GIGGLE CITY: Like Bear on Brown
Paul Brown is more than just a pitchman for a popular hair restorative treatment. He is more than just the drawling, deadpan host of The Paul Brown Show, heard every weekday morning on the Bear 100.3 radio station. He is an actual working comedian – one of many radio people who have managed to transfer the skills of early morning radio zoology to the world of late-night stand-up comedy. Or vice versa. It’s slippery slope either way. Brown hosts the “Brown on Bourbon” comedy night every Tuesday at the Comic Strip in West Edmonton Mall.
(Mature language warning: not suitable for children.)
Q: If you could be any Canadian celebrity, who would it be and why?
A: Tom Green. Everybody says I look like him. He’s like a more talented, richer, better, funnier version of me.

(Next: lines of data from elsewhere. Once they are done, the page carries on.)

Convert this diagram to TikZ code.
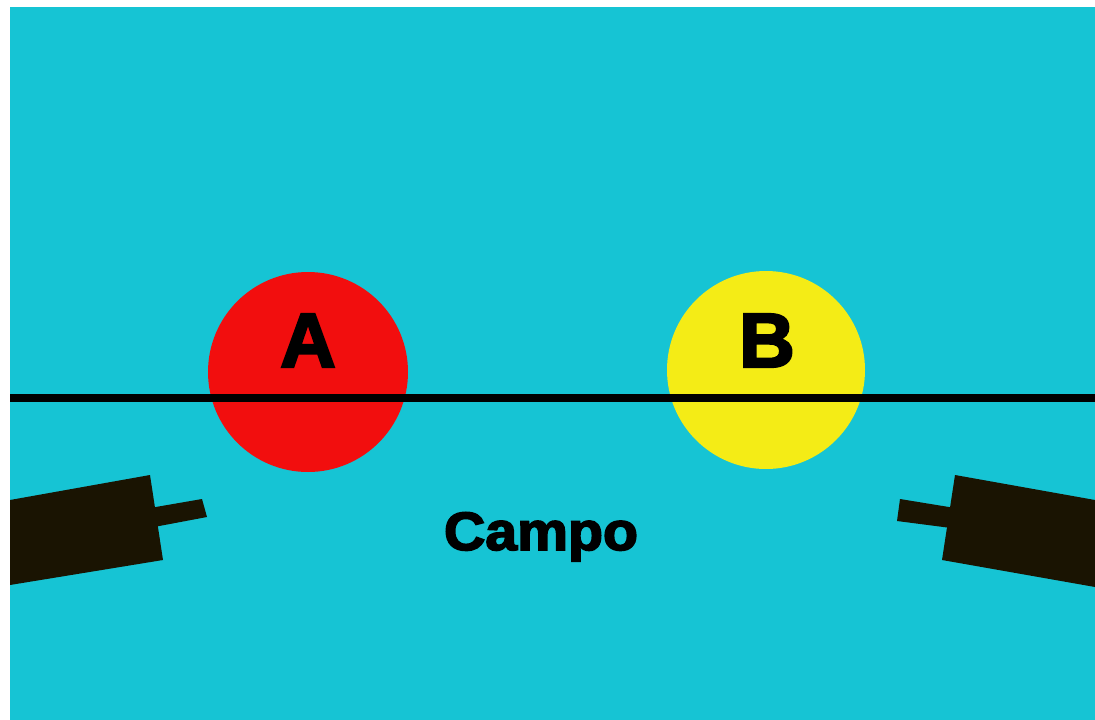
\documentclass[tikz,border=0pt]{standalone}
\usepackage{fontspec}
\setmainfont{Liberation Sans}[BoldFont={* Bold},BoldFeatures={FakeBold=3}]
\usepackage{tikz}

\definecolor{campocyan}{RGB}{22,196,212}
\definecolor{ballred}{RGB}{242,14,14}
\definecolor{ballyellow}{RGB}{244,236,22}
\definecolor{gundark}{RGB}{26,20,2}

\tikzset{
  ball/.style={circle,minimum size=200pt,inner sep=0pt},
  letter/.style={anchor=base,font=\fontsize{77}{80}\selectfont\bfseries},
  gun/.style={fill=gundark,draw=none}
}

\begin{document}
\begin{tikzpicture}[x=1pt,y=-1pt]
      \useasboundingbox (0,0) rectangle (1095,720);
      \fill[white] (0,0) rectangle (1095,720);
      \fill[campocyan] (10,7) rectangle (1095,720);
      %% Balls
      \node[ball,fill=ballred] (ballA) at (308,372) {};
      \node[ball,fill=ballyellow,minimum size=198pt] (ballB) at (766,370) {};
      \node[letter] (labA) at (308,367) {A};
      \node[letter] (labB) at (767,367) {B};
      %% Line through both balls
      \coordinate (west) at (10,398);
      \coordinate (east) at (1095,398);
      \draw[line width=7.5pt] (west) -- (east);
      %% Left gun
      \fill[gun] (150,508) -- (202,499) -- (207,517) -- (154,527) -- cycle;
      \fill[gun] (10,500) -- (150,475) -- (163,560) -- (10,585) -- cycle;
      %% Right gun
      \fill[gun] (955,508) -- (900,499) -- (897,521) -- (951,528) -- cycle;
      \fill[gun] (1095,500) -- (955,475) -- (942,560) -- (1095,587) -- cycle;
      %% Field label
      \node[anchor=base,xscale=1.06,font=\fontsize{54}{60}\selectfont\bfseries] (campo) at (541,550) {Campo};
    \end{tikzpicture}
\end{document}
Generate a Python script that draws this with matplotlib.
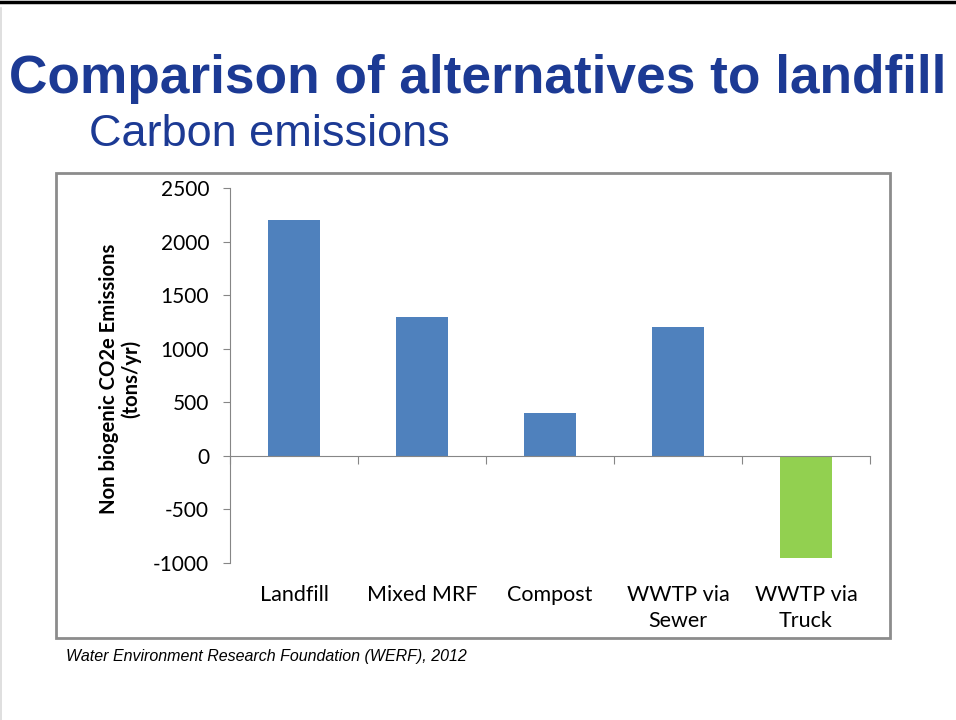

Q: What’s your best heckler story?
A: I had a guy throw a beer bottle at me. He was heckling me and I made fun of him. He was sitting with a couple of girls and I said ‘it looks like you’re about to finger-bang these two girls like finger puppets.’ They were drunk. He gave me a dirty look and then he quieted down for the whole show and that at the end of the show he just randomly got up and whipped a beer bottle at me, broke it on my leg. Glass flew across the stage, it flew into people’s hair. He had to be escorted out. I had to restrain a group of guys from beating the crap out of him. That actually happened to me twice. This other guy threw a beer bottle at me.
Q: Maybe it’s you – why do people get so mad at you?
A: I’ve been doing comedy for seven years now and think I lay into people pretty hard. Some get pissed off, but generally they just kind of laugh. Two beer bottles out of seven years isn’t bad, considering.
Q: What’s your favourite joke you don’t use anymore because it’s dated?
A: I used to this thing about Trading Paces on TLC. You remember that show? It came after this other show Clean Sweep. It was brutal: No sex, no drugs, no bombs, just an hour long show about cleaning. I can’t even remember the punchline.
Q: Do you have to be a pessimist to be an effective comedian?
A: I don’t. I think a lot of comics are, but I do think you have to be aware – and really I think most comedians just observe what’s happening around them. That’s where they get the comedy. There’s a little bit of truth in all comedy. I don’t consider myself very pessimistic at all. I just consider myself observational.
Q: Do you have some fresh material that’s getting a good response lately?
A: I do a bit on some women in Alberta who want to ban Maxim magazine from Wal-Mart because they find the pictures of ladies on the front covers offensive. And I don’t know about you, but I find half the people who go to Wal-Mart offensive. I get a lot of people nodding in agreement to that one.
Q: What do you do when some fans tells you some horrible, racist joke and then says, ‘You can use this in your act’?
A: I get a lot of people coming up to me. I get a lot of drunks. If they say something really rude or racist, I just don’t speak. I smile and move on. I literally won’t say a word.
Q: What’s the difference between kids today and when you were a kid?
A: They’re not much different. Every generation has a new set of technologies and a new set of battles and a new set of parameters that they have to encounter. Probably all the fears and insecurities manifest themselves in the same way, but the vehicle that takes them there is different. There wasn’t an Internet when I was a kid. Now it’s everywhere. That’s the only major difference.
Q: You have kind of a Dean Martin thing going in your act. Are you drunk when you go on stage or is that apple juice in your cup?
A: I get asked that all the time. There’s a certain schtick to that, playing a character. I sort of have a drunk slur to me anyway, a little more laid on when I’m on stage. But I stopped drinking. It’s been two years since I’ve had a drink. It was personal choice. When I sobered up, I got funnier, I think. Everything got better for me. But even when I was drinking and drugging and partying, I never did it before doing comedy. I think I’m funnier sober. You know when you’re drunk or you smoke weed and everybody thinks they’re funny? You’re not funny. I never smoked too much weed, but I used to play music and we thought it was the greatest music ever. Until we listened back to it.